I usually hold out my hand and bend down to her eye level so she can see that we are on even ground and that my hand is ready to receive the object. I also make sure it is a command, not a question ("Can you give it to me?") when it is imperative that the object be handed over. "No" is not an option here.
Kids are just like us, honestly. We like to be in control – or at least we like to think we're in control. It's when we start to lose control (however real or fictitious it is) that we tend to freak out.
In this sense, giving my children choices generally tends to work in our favor. Take putting on pants: do you want to wear the green ones? Or the pink ones? Or the gray ones? My end goal is accomplished, the putting on of pants, but my daughter still maintains some semblance of ownership within the situation – it's her decision entirely which color pants she wears.

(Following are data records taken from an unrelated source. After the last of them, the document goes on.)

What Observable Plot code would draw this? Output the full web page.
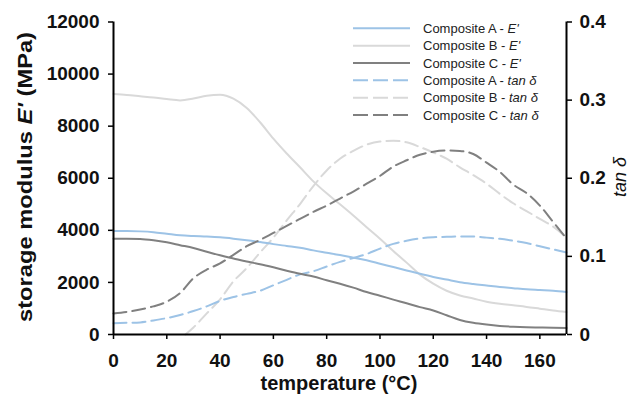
<!DOCTYPE html>
<html><head><meta charset="utf-8">
<script src="https://cdn.jsdelivr.net/npm/d3@7"></script>
<script src="https://cdn.jsdelivr.net/npm/@observablehq/plot@0.6"></script>
<style>
body{margin:0;background:#fff;}
#chart{width:632px;height:398px;}
</style></head><body><div id="chart"></div>
<script>
// ---- data ----
const temps = [0,5,10,15,20,25,30,35,40,45,50,55,60,65,70,75,80,85,90,95,100,105,110,115,120,125,130,135,140,145,150,155,160,165,170];
const eA = [3970,3970,3960,3930,3870,3810,3780,3760,3730,3680,3620,3550,3470,3400,3330,3230,3140,3050,2950,2850,2720,2590,2460,2330,2210,2110,2010,1940,1880,1820,1780,1740,1710,1680,1630];
const eB = [9240,9200,9150,9100,9040,8990,9060,9170,9210,9060,8700,8150,7520,6950,6420,5880,5420,5000,4570,4120,3680,3210,2760,2300,1950,1680,1500,1380,1260,1180,1120,1060,990,920,860];
const eC = [3680,3680,3670,3620,3540,3430,3320,3180,3040,2920,2800,2700,2580,2450,2330,2230,2080,1950,1800,1630,1490,1340,1200,1050,920,740,560,450,380,330,300,280,270,260,250];
const tanA = [0.0145,0.015,0.0155,0.018,0.021,0.025,0.030,0.036,0.043,0.048,0.052,0.056,0.063,0.070,0.077,0.081,0.087,0.093,0.098,0.103,0.110,0.116,0.120,0.123,0.1245,0.125,0.1255,0.1255,0.124,0.1225,0.120,0.117,0.113,0.109,0.105];
const tanBTemps = [27,30,35,40,45,50,55,60,65,70,75,80,85,90,95,100,105,110,115,120,125,130,135,140,145,150,155,160,165,170];
const tanB = [0,0.009,0.027,0.045,0.068,0.085,0.105,0.124,0.146,0.167,0.190,0.210,0.225,0.235,0.243,0.247,0.248,0.246,0.240,0.233,0.225,0.214,0.204,0.193,0.180,0.168,0.158,0.148,0.138,0.124];
const tanC = [0.027,0.029,0.032,0.036,0.042,0.053,0.072,0.083,0.091,0.102,0.113,0.121,0.130,0.139,0.148,0.157,0.165,0.174,0.183,0.193,0.203,0.215,0.223,0.230,0.234,0.2355,0.235,0.231,0.220,0.208,0.192,0.181,0.165,0.144,0.123];

const xTicks = [0,20,40,60,80,100,120,140,160];
const yTicks = [0,2000,4000,6000,8000,10000,12000];
const tanTicks = [0,0.1,0.2,0.3,0.4];
const tanTickLabels = ["0","0.1","0.2","0.3","0.4"];

const seriesNames = ["Composite A - E'","Composite B - E'","Composite C - E'","Composite A - tan δ","Composite B - tan δ","Composite C - tan δ"];
const colors = {A:"#9dc3e6", B:"#d9d9d9", C:"#808080"};
const DASH = "13,6";

// tan δ axis maps 0–0.4 onto 0–12000
const K = 12000 / 0.4;

const rows = (xs, ys) => xs.map((t,i) => ({t, v: ys[i]}));
const FONT = "'Liberation Sans', Arial, Helvetica, sans-serif";

const lineOpts = (stroke, dashed, tan) => ({
  x: "t", y: tan ? (d => d.v * K) : "v", stroke, strokeWidth: 2,
  strokeDasharray: dashed ? DASH : null, curve: "monotone-x"
});

const svg = Plot.plot({
  width: 632, height: 398,
  marginLeft: 113, marginRight: 66, marginTop: 21.5, marginBottom: 64,
  x: {domain: [0,170]},
  y: {domain: [0,12000]},
  style: {fontFamily: FONT, fontSize: "19px", fontWeight: "bold", color: "#111", background: "#fff"},
  marks: [
    Plot.axisY({anchor: "left", ticks: yTicks, tickSize: 5, tickPadding: 9, tickFormat: d => String(d), label: null, strokeWidth: 1.5, stroke: "#000"}),
    Plot.axisY({anchor: "right", ticks: tanTicks.map(v => v * K), tickSize: 5, tickPadding: 8,
      tickFormat: d => tanTickLabels[tanTicks.findIndex(v => Math.abs(v*K - d) < 1)], label: null, strokeWidth: 1.5, stroke: "#000"}),
    Plot.axisX({ticks: xTicks, tickSize: 5, tickPadding: 14, label: null, strokeWidth: 1.5, stroke: "#000"}),
    Plot.line(rows(tanBTemps, tanB), lineOpts(colors.B, true, true)),
    Plot.line(rows(temps, eB), lineOpts(colors.B, false, false)),
    Plot.line(rows(temps, tanA), lineOpts(colors.A, true, true)),
    Plot.line(rows(temps, eA), lineOpts(colors.A, false, false)),
    Plot.line(rows(temps, tanC), lineOpts(colors.C, true, true)),
    Plot.line(rows(temps, eC), lineOpts(colors.C, false, false)),
    Plot.ruleX([0], {stroke: "#000", strokeWidth: 2}),
    Plot.ruleX([170], {stroke: "#000", strokeWidth: 2}),
    Plot.ruleY([0], {stroke: "#000", strokeWidth: 2})
  ]
});

const s = d3.select(svg);
// left axis title
const yt = s.append("text")
  .attr("transform", "translate(25,177) rotate(-90)")
  .attr("text-anchor", "middle").attr("dy", "0.35em")
  .attr("textLength", 290).attr("lengthAdjust", "spacingAndGlyphs")
  .attr("font-family", FONT).attr("font-size", 20).attr("font-weight", "bold").attr("fill", "#111");
yt.append("tspan").text("storage modulus ");
yt.append("tspan").attr("font-style", "italic").text("E'");
yt.append("tspan").text(" (MPa)");
// right axis title
s.append("text")
  .attr("transform", "translate(620,177) rotate(-90)")
  .attr("text-anchor", "middle").attr("dy", "0.35em")
  .attr("font-family", FONT).attr("font-size", 18).attr("font-style", "italic").attr("font-weight", "normal").attr("fill", "#111")
  .text("tan δ");
// x axis title
s.append("text")
  .attr("x", 339).attr("y", 383).attr("dy", "0.35em")
  .attr("text-anchor", "middle")
  .attr("font-family", FONT).attr("font-size", 20).attr("font-weight", "bold").attr("fill", "#111")
  .text("temperature (°C)");

// legend
const legendItems = [
  {c: colors.A, dash: false}, {c: colors.B, dash: false}, {c: colors.C, dash: false},
  {c: colors.A, dash: true}, {c: colors.B, dash: true}, {c: colors.C, dash: true}
];
const lg = s.append("g").attr("font-family", FONT).attr("font-size", 13).attr("font-weight", "normal")
  .attr("fill", "#222").attr("text-anchor", "start");
legendItems.forEach((it, i) => {
  const y = 28.3 + i * 17.35;
  lg.append("line").attr("x1", 353).attr("x2", 410).attr("y1", y).attr("y2", y)
    .attr("stroke", it.c).attr("stroke-width", 2).attr("stroke-dasharray", it.dash ? "15,5" : null);
  const [pre, post] = seriesNames[i].split(" - ");
  const t = lg.append("text").attr("x", 423).attr("y", y).attr("dy", "0.35em").attr("text-anchor", "start");
  t.append("tspan").text(pre + " - ");
  t.append("tspan").attr("font-style", "italic").text(post);
});

document.getElementById("chart").appendChild(svg);
</script>
</body></html>
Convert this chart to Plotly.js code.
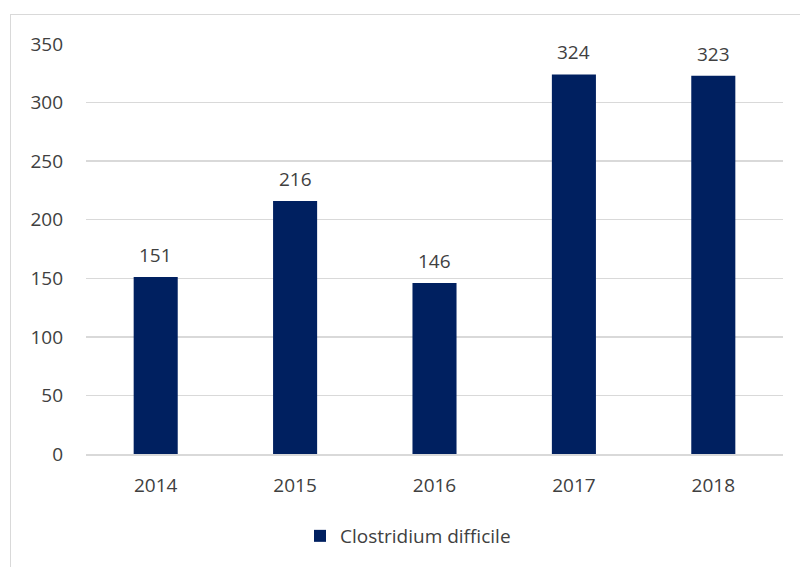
<!DOCTYPE html>
<html><head><meta charset="utf-8">
<script src="https://cdn.plot.ly/plotly-3.0.1.min.js"></script>
<style>
html,body{margin:0;padding:0;background:#fff;overflow:hidden;}
#frame{position:absolute;left:10px;top:14px;width:820px;height:620px;border:1.5px solid #d9d9d9;box-sizing:border-box;}
#chart{position:absolute;left:0;top:0;width:800px;height:567px;}
</style></head><body>
<div id="frame"></div>
<div id="chart"></div>
<script>
const categories = ['2014','2015','2016','2017','2018'];
const values = [151, 216, 146, 324, 323];
const seriesName = 'Clostridium difficile';
const yTicks = [0,50,100,150,200,250,300,350];

const font = {family:'Open Sans, Liberation Sans, sans-serif', size:19, color:'#404040'};
const trace = {
  type:'bar', x:categories, y:values, name:seriesName,
  marker:{color:'#002060'}, hoverinfo:'none'
};
const annotations = categories.map((c,i)=>({
  x:i, y:values[i], xref:'x', yref:'y', text:String(values[i]), showarrow:false,
  yanchor:'middle', yshift:22, font:font
}));
const layout = {
  width:800, height:567,
  margin:{l:86, r:17, t:44, b:113},
  paper_bgcolor:'rgba(0,0,0,0)', plot_bgcolor:'rgba(0,0,0,0)',
  font:font,
  bargap:0.684,
  showlegend:true,
  legend:{orientation:'h', x:0.462, xanchor:'center', y:-0.2, yanchor:'middle', font:font},
  xaxis:{type:'category', range:[-0.5,4.5], autorange:false, showgrid:false, showline:true, linecolor:'#d9d9d9', linewidth:1.5, ticks:'', ticklabelstandoff:14, tickfont:font, zeroline:false},
  yaxis:{range:[0,350], autorange:false, tickvals:yTicks, showgrid:true, gridcolor:'#d9d9d9', gridwidth:1.5, zeroline:false, ticks:'', ticklabelstandoff:22, tickfont:font, showline:false},
  annotations:annotations
};
Plotly.newPlot('chart',[trace],layout,{displayModeBar:false, staticPlot:true});
</script></body></html>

Is there always time for this? No. Often, I have to employ the five magic light-a-fire-under-her-butt words: or mommy gets to choose. Honestly, I've never seen the girl move faster in making up her mind than when on the receiving end of this nonviolent threat. It's the loss of ownership, the loss of having a say, the loss of participation in a choice that drives her.
We'd all like warnings when there is about to be a change – a job change, a neighborhood change, a change in leadership, or even the weather. My children are no different. Whether it's the last bite of a cookie or the last ride down the slide or the last blowing of the bubble wand, I find the transition from activity to completion of activity goes much smoother when I give them a head's up that it's soon to end. Even better if I can give "5 more rides down the slide" and count down with each one.
I'd love to hear what short phrases you use with your own young (or elementary-aged) children - we're always looking for the next solution!